▸ AVAILABLE DATA
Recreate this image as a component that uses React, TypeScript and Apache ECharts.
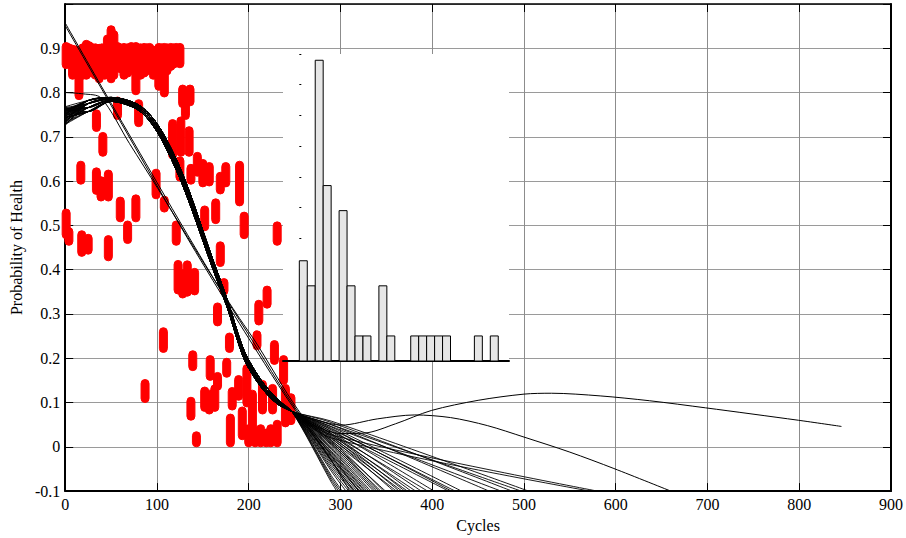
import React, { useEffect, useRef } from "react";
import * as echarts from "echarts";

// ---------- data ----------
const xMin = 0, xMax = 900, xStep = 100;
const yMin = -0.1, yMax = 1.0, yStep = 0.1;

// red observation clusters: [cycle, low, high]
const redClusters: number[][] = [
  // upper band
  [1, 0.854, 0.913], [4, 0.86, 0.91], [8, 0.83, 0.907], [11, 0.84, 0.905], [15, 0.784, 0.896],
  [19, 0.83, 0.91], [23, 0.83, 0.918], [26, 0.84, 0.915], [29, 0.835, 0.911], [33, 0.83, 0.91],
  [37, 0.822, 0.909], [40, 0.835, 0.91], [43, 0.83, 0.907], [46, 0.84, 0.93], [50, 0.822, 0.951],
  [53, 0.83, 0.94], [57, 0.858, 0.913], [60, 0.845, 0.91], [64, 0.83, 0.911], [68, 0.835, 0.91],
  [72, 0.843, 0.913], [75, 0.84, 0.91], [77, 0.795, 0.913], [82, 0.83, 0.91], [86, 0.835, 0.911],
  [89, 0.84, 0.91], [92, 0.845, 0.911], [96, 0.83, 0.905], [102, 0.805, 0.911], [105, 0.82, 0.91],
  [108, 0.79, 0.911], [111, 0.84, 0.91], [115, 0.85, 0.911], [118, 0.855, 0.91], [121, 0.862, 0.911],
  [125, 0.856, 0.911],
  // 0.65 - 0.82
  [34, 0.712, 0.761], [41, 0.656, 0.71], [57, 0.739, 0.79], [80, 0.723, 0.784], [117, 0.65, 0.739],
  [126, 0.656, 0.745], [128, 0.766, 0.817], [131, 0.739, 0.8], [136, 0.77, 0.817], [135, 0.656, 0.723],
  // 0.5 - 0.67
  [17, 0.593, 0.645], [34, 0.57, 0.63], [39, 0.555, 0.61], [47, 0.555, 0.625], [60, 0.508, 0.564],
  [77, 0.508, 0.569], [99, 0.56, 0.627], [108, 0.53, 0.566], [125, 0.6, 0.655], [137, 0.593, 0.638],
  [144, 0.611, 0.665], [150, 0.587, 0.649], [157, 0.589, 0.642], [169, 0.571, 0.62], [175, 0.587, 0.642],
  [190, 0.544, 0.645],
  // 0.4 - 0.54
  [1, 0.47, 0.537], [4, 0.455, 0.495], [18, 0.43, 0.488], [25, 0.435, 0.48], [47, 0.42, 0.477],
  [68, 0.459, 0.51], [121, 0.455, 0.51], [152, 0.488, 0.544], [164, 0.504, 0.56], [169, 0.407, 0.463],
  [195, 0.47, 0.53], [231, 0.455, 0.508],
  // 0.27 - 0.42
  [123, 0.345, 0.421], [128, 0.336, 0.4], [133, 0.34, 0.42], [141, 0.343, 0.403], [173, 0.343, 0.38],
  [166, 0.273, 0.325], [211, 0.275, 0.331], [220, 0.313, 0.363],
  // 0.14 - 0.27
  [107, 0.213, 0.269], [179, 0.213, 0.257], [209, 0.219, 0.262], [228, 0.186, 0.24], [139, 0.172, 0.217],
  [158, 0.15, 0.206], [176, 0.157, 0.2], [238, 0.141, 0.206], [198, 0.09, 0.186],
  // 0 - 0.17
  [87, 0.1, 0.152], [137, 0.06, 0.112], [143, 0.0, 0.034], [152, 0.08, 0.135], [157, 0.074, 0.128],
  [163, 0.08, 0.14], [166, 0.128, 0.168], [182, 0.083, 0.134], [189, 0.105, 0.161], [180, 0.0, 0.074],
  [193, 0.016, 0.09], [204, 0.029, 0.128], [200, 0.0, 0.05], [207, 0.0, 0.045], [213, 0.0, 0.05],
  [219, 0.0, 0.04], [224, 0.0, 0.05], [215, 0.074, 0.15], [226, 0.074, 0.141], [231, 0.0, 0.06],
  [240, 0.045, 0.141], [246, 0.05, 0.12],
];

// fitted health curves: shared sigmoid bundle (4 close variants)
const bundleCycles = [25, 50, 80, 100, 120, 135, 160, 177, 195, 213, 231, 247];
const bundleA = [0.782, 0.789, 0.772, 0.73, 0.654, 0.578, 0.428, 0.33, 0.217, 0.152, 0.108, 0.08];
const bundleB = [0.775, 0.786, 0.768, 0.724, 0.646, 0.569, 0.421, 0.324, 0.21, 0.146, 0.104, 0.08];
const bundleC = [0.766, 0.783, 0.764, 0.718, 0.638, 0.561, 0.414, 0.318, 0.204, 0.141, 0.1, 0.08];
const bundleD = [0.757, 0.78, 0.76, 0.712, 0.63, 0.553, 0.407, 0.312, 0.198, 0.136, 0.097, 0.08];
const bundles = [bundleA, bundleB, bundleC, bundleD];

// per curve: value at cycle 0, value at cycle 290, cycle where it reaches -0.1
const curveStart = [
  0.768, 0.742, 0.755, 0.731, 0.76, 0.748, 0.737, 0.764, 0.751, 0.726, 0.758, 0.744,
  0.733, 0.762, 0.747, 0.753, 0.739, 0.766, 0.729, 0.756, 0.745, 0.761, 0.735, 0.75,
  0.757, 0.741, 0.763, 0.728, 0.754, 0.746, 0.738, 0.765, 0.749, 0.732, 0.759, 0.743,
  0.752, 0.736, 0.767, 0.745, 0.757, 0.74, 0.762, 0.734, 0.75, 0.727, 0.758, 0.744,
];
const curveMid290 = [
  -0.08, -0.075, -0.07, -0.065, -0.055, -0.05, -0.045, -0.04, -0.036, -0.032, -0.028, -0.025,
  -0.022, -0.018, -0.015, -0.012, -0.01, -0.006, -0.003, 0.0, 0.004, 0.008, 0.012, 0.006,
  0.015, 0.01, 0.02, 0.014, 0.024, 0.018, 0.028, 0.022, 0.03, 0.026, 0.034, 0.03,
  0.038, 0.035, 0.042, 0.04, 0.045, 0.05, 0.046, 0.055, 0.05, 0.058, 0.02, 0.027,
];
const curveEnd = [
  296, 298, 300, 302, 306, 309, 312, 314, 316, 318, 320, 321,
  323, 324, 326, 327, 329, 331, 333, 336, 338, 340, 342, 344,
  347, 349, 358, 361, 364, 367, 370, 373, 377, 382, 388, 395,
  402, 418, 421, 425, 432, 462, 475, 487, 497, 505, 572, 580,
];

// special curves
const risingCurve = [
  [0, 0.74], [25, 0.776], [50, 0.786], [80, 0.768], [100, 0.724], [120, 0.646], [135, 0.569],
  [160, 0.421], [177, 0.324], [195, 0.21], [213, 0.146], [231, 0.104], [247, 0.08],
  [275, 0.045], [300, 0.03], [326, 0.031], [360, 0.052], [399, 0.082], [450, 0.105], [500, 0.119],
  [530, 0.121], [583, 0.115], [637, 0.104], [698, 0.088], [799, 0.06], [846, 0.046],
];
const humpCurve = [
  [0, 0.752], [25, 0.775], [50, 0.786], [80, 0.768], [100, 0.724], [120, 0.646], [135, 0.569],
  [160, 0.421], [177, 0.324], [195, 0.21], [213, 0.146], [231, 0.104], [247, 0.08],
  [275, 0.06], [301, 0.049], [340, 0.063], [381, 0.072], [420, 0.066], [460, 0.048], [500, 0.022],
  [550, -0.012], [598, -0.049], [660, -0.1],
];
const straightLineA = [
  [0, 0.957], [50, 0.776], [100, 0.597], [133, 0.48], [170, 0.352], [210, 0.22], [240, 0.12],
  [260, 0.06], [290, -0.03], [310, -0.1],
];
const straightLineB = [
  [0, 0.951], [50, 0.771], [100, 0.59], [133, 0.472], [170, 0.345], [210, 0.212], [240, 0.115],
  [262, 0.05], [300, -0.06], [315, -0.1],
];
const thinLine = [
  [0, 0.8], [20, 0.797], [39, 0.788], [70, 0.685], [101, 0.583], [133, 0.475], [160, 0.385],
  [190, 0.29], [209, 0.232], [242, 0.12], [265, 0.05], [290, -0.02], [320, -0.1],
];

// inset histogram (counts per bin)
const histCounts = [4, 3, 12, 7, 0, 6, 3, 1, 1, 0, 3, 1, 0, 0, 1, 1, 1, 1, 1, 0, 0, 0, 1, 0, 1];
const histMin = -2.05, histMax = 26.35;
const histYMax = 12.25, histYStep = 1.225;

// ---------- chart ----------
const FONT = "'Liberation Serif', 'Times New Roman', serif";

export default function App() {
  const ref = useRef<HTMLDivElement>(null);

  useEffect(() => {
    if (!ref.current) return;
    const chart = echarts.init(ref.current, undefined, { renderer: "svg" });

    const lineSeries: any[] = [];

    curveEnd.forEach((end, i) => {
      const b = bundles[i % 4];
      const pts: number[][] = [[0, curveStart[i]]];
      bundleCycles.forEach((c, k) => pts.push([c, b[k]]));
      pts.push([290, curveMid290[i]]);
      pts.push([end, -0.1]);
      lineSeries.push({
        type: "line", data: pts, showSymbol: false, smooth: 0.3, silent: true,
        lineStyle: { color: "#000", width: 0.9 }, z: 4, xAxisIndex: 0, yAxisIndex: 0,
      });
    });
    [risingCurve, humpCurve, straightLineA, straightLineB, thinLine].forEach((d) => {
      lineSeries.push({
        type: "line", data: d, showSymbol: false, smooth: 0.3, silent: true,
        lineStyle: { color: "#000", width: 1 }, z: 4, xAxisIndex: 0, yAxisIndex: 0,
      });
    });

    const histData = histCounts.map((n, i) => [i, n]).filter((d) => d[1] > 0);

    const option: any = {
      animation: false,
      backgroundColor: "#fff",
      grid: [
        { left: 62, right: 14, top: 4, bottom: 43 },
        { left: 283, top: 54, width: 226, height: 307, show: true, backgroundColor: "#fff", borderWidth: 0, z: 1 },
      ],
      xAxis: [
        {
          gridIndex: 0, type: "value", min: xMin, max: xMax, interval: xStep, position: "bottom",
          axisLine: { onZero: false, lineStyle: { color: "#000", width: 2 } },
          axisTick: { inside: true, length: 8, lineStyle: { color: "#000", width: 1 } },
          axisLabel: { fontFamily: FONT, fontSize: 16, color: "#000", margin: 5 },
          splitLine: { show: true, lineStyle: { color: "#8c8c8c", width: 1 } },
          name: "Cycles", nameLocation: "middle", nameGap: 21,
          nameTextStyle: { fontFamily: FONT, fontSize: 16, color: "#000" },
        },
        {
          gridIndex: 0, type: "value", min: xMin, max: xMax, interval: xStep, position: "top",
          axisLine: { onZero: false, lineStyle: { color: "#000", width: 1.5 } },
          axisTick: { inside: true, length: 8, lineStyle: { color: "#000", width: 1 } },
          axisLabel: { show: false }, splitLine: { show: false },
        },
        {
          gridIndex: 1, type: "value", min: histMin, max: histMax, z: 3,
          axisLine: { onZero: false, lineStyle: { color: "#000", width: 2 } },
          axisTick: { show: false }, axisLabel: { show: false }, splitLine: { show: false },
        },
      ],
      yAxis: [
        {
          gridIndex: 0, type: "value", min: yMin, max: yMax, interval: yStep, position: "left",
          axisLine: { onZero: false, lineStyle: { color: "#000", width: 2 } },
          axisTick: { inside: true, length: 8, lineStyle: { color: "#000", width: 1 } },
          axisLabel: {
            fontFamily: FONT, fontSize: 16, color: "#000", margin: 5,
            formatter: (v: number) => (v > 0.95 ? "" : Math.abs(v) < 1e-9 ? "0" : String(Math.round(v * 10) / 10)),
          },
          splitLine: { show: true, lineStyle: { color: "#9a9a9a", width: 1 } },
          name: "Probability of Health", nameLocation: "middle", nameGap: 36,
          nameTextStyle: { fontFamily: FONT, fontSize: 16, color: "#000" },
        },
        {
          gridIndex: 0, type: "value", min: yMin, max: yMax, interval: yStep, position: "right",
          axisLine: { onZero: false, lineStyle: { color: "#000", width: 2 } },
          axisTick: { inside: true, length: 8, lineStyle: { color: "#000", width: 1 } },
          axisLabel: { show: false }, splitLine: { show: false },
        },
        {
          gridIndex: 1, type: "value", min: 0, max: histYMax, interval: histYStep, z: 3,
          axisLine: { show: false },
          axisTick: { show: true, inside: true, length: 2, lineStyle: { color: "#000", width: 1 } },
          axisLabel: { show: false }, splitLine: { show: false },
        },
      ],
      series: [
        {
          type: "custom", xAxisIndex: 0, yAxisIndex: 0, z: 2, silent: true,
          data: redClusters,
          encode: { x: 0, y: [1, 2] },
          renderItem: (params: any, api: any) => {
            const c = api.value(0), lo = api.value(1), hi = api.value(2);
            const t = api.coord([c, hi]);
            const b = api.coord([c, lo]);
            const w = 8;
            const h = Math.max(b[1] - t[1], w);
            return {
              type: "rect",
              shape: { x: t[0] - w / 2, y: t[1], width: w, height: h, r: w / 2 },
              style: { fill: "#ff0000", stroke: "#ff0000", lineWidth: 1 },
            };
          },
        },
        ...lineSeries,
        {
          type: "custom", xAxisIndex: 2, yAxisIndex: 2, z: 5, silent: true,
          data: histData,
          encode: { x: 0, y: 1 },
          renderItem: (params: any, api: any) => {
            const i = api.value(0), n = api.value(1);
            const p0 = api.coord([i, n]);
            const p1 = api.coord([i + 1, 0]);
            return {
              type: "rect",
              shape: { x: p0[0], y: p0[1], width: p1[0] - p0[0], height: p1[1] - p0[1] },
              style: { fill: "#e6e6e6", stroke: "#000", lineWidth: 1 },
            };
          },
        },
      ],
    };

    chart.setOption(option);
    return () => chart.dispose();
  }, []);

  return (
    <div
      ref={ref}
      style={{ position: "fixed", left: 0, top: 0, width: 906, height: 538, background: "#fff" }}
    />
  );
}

▸ THE REQUEST
Show every line where the string "React" appears.

▸ RESPONSE
Recreate this image as a component that uses React, TypeScript and Apache ECharts.
import React, { useEffect, useRef } from "react";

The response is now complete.